We – me and my classmates – heard the speech on live television in the classroom. I was shocked; ‘what did he just say?’
That Thursday has started as a completely normal day, with normal classes, and now all of sudden my whole Erasmus exchange programme had come to an end.
When I came home to my student accommodation, the same day, I witnessed yet another shock. All the students – my roommate, housemate and neighbours were packing their things. They were all heading home.
Friday, 13 March:
I, an exchange student from Sweden, was left all alone in student accommodation with no college to attend. Even the Kingfisher gym was closed, there was literally nothing to do.
So, I took a decision, it was time to fly back to Sweden. However, I was in a hurry. Country after country, borders were closing and airlines were going bankrupt.
Luckily, I got tickets for the coming Tuesday, but trust me – I was not happy about the situation.
Hundreds of Euro were lost on rent. There was no way to fix it. My rent for the year had already been paid, and the student accommodation refused to give anything back.
A weekend all alone in student accommodation…
Monday, 16 March:
I received an email that two of the three bus companies that are driving from Galway to Dublin stopped functioning.
Only one company continued as normal.
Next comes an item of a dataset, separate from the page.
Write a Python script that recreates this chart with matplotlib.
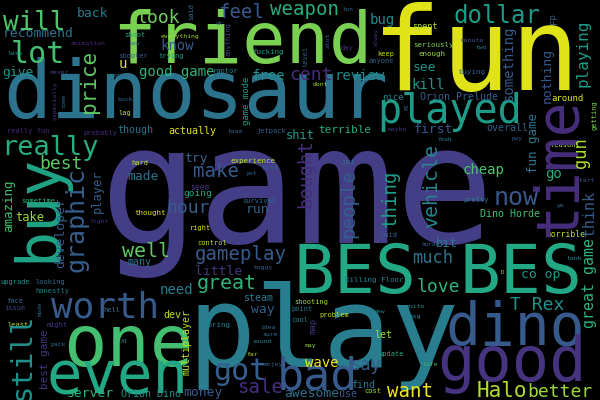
import matplotlib
matplotlib.use("Agg")
import matplotlib.pyplot as plt

# word weights (font height in px of the original cloud)
h_words = ["game", "dinosaur", "friend", "fun", "play", "BES", "BES", "dino", "good", "one",
           "even", "worth", "played", "bad", "got", "really", "lot", "will", "dollar", "look",
           "feel", "weapon", "cent", "now", "cheap", "gameplay", "well", "make", "hour", "great",
           "much", "love", "T Rex", "want", "Halo", "better", "say", "sale", "best", "first",
           "kill", "see", "go", "co op", "bit", "free", "review", "give", "good game", "back",
           "recommend", "know", "bug", "need", "little", "made", "try", "run", "way", "steam",
           "money", "awesome", "wave", "find", "use", "server", "Orion Dino", "Orion Prelude", "around", "overall",
           "Dino Horde", "take", "many", "though", "actually", "u", "terrible", "shit", "let", "dev",
           "nice", "shoot", "animation", "low", "everything", "less", "shooter", "trying", "never", "easy",
           "buck", "lag", "really fun", "probably", "spent", "minute", "two", "seriously", "enough", "buying",
           "maybe", "ton", "ok", "fucking", "day", "keep", "anyone", "raptor", "dont", "team",
           "jetpack", "pay", "reason", "start", "pretty", "ye", "horde", "horrible", "tank", "Yeah",
           "experience", "kind", "yet", "put", "paid", "seem", "going", "thought", "survival", "sometime",
           "fight", "hard", "right", "control", "buggy", "Killing Floor", "shooting", "point", "problem", "new",
           "cool", "idea", "sure", "sound", "may", "boring", "far", "enjoy", "update", "cost",
           "quite", "big", "life", "hell", "AI", "upgrade", "looking", "honestly", "face", "issue",
           "least", "might", "pack", "D"]
h_weight = [164, 80, 72, 115, 113, 68, 68, 58, 62, 72,
            59, 36, 40, 45, 30, 27, 30, 26, 24, 18,
            19, 19, 18, 25, 14, 19, 20, 19, 18, 20,
            17, 18, 18, 19, 21, 18, 17, 19, 18, 13,
            14, 13, 14, 13, 12, 14, 14, 13, 14, 13,
            13, 14, 14, 14, 13, 13, 13, 13, 13, 10,
            13, 13, 14, 10, 10, 13, 10, 10, 9, 10,
            10, 12, 10, 10, 10, 14, 11, 12, 10, 10,
            9, 7, 6.5, 6.5, 6.5, 6.5, 7, 7, 6.5, 6.5,
            6.5, 7, 7, 7, 8.5, 6.5, 6.5, 7.5, 7.5, 7.5,
            6.5, 6, 6, 7.5, 7, 7, 7, 7, 6.5, 6.5,
            7, 6, 7, 6.5, 7, 6.5, 6, 8, 6.5, 6,
            7.5, 7, 6.5, 7, 7, 8, 9.5, 7.5, 7, 7,
            6.5, 7, 7, 7, 6.5, 7.5, 7, 7, 7, 6.5,
            7, 6.5, 6.5, 6.5, 6.5, 7.5, 6.5, 6.5, 7, 7,
            6.5, 6.5, 6.5, 7, 6, 7, 7, 7, 7, 7,
            7, 7, 6.5, 5]

v_words = ["buy", "time", "still", "graphic", "price", "vehicle", "bought", "people", "thing", "gun",
           "playing", "think", "great game", "something", "nothing", "developer", "amazing", "fun game", "player", "best game",
           "multiplayer", "game mode", "FP", "map", "getting", "said", "anything", "level", "alot", "alway",
           "especially", "come", "PC", "mode"]
v_weight = [60, 58, 29, 25, 21, 20, 19, 19, 19, 17,
            16, 15, 15, 14, 13, 13, 12.5, 12.5, 12, 11,
            10, 9, 9, 9, 7, 7, 7, 7, 6.5, 6,
            6.5, 6, 6, 6]

# layout: horizontal words -> (centre x, baseline y); vertical words -> (baseline x, centre y)
h_x = [297, 196, 242, 476, 323, 355, 521, 515, 512, 128,
       118, 105, 450, 317, 240, 50, 38, 34, 497, 158,
       241, 305, 311, 516, 484, 241, 146, 216, 188, 227,
       433, 438, 537, 410, 502, 560, 366, 260, 61, 433,
       428, 424, 554, 541, 447, 268, 360, 18, 177, 92,
       38, 177, 382, 176, 219, 143, 196, 258, 263, 258,
       203, 312, 322, 363, 348, 90, 151, 459, 568, 507,
       510, 30, 140, 135, 192, 123, 345, 300, 383, 172,
       393, 135, 88, 134, 180, 15, 133, 171, 59, 120,
       125, 125, 28, 100, 425, 472, 481, 433, 432, 472,
       397, 348, 219, 268, 347, 386, 381, 225, 320, 235,
       271, 517, 563, 585, 476, 561, 430, 566, 574, 445,
       253, 270, 251, 349, 389, 200, 198, 150, 259, 38,
       99, 140, 200, 212, 263, 374, 311, 302, 334, 379,
       300, 268, 270, 262, 310, 217, 252, 273, 391, 373,
       415, 415, 430, 112, 125, 15, 50, 52, 15, 15,
       18, 57, 58, 502]
h_y = [243, 118, 63, 90, 367, 293, 293, 345, 381, 366,
       393, 317, 123, 390, 380, 155, 63, 30, 23, 23,
       18, 15, 80, 205, 174, 260, 257, 177, 213, 289,
       263, 292, 310, 397, 397, 397, 370, 393, 169, 133,
       89, 71, 178, 278, 247, 80, 80, 76, 76, 17,
       37, 50, 24, 294, 275, 180, 162, 213, 313, 301,
       396, 397, 367, 388, 397, 397, 397, 100, 101, 131,
       217, 221, 265, 133, 134, 68, 133, 139, 338, 318,
       100, 37, 45, 45, 38, 55, 58, 58, 74, 77,
       101, 115, 133, 135, 29, 42, 49, 47, 56, 74,
       131, 11, 25, 54, 50, 56, 63, 73, 86, 133,
       133, 140, 147, 182, 202, 207, 246, 237, 260, 141,
       163, 170, 175, 164, 237, 190, 196, 215, 203, 203,
       223, 165, 230, 245, 269, 282, 304, 311, 317, 313,
       322, 329, 336, 343, 347, 327, 356, 366, 356, 393,
       308, 318, 366, 312, 343, 284, 284, 293, 303, 310,
       327, 327, 346, 274]
h_shade = [0.18, 0.38, 0.80, 0.95, 0.42, 0.60, 0.60, 0.28, 0.15, 0.70,
           0.60, 0.28, 0.55, 0.28, 0.30, 0.62, 0.70, 0.72, 0.55, 0.78,
           0.27, 0.62, 0.13, 0.27, 0.72, 0.28, 0.75, 0.28, 0.28, 0.65,
           0.38, 0.65, 0.50, 0.98, 0.88, 0.85, 0.28, 0.13, 0.75, 0.27,
           0.50, 0.50, 0.62, 0.55, 0.40, 0.50, 0.48, 0.52, 0.65, 0.42,
           0.38, 0.27, 0.48, 0.42, 0.15, 0.38, 0.30, 0.30, 0.30, 0.40,
           0.27, 0.38, 0.98, 0.40, 0.27, 0.65, 0.50, 0.30, 0.95, 0.30,
           0.70, 0.85, 0.40, 0.38, 0.95, 0.95, 0.62, 0.55, 0.85, 0.90,
           0.45, 0.60, 0.12, 0.30, 0.85, 0.50, 0.27, 0.55, 0.20, 0.35,
           0.33, 0.90, 0.12, 0.12, 0.88, 0.25, 0.40, 0.80, 0.85, 0.30,
           0.15, 0.33, 0.30, 0.55, 0.12, 0.90, 0.33, 0.45, 0.85, 0.30,
           0.30, 0.30, 0.90, 0.25, 0.40, 0.35, 0.30, 0.90, 0.45, 0.40,
           0.90, 0.30, 0.30, 0.35, 0.30, 0.15, 0.60, 0.95, 0.35, 0.65,
           0.12, 0.90, 0.95, 0.90, 0.30, 0.45, 0.85, 0.40, 0.90, 0.45,
           0.45, 0.35, 0.35, 0.45, 0.85, 0.45, 0.90, 0.30, 0.60, 0.85,
           0.45, 0.45, 0.70, 0.35, 0.45, 0.50, 0.35, 0.45, 0.35, 0.20,
           0.90, 0.15, 0.35, 0.95]

v_x = [55, 575, 30, 83, 95, 437, 311, 354, 396, 586,
       587, 594, 594, 513, 551, 64, 12, 537, 101, 48,
       190, 249, 557, 316, 597, 193, 231, 308, 330, 378,
       57, 65, 408, 42]
v_y = [208, 167, 356, 220, 81, 186, 174, 203, 198, 153,
       53, 213, 283, 63, 75, 233, 206, 143, 191, 359,
       342, 101, 19, 326, 115, 12, 39, 56, 40, 37,
       101, 101, 106, 309]
v_shade = [0.58, 0.13, 0.50, 0.30, 0.75, 0.45, 0.13, 0.30, 0.55, 0.88,
           0.55, 0.30, 0.65, 0.28, 0.27, 0.30, 0.70, 0.40, 0.30, 0.15,
           0.90, 0.55, 0.30, 0.15, 0.80, 0.35, 0.20, 0.30, 0.30, 0.15,
           0.15, 0.35, 0.35, 0.35]

fig = plt.figure(figsize=(6, 4), dpi=100, facecolor="black")
ax = fig.add_axes([0, 0, 1, 1])
ax.set_facecolor("black")
ax.set_xlim(0, 600)
ax.set_ylim(400, 0)
ax.axis("off")

cmap = plt.cm.viridis
px_to_pt = 72 / 100

for w, s, x, y, c in zip(h_words, h_weight, h_x, h_y, h_shade):
    ax.text(x, y, w, fontsize=s * px_to_pt, family="DejaVu Sans Mono",
            color=cmap(c), ha="center", va="baseline")

for w, s, x, y, c in zip(v_words, v_weight, v_x, v_y, v_shade):
    ax.text(x, y, w, fontsize=s * px_to_pt, family="DejaVu Sans Mono",
            color=cmap(c), ha="center", va="baseline",
            rotation=90, rotation_mode="anchor")

fig.savefig("out.png", dpi=100, facecolor="black")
That was Bus Eireann. So, I took yet another decision – Dublin couldn’t wait.
Later that evening I stood at the bus station, with all my luggage, at Eyre Square in Galway waiting for the bus. When the bus came I felt the breeze of the apocalypse.
The first two rows of seats were covered in plastic and the chauffeur wore plastic gloves and so did many of the passengers. Plastic gloves and face masks were something I would get used to.
Tuesday, 17 March (the final journey to home):
I woke up in a hotel room in Dublin. The previous days had been so hysterical that I gave it to myself – bed and breakfast.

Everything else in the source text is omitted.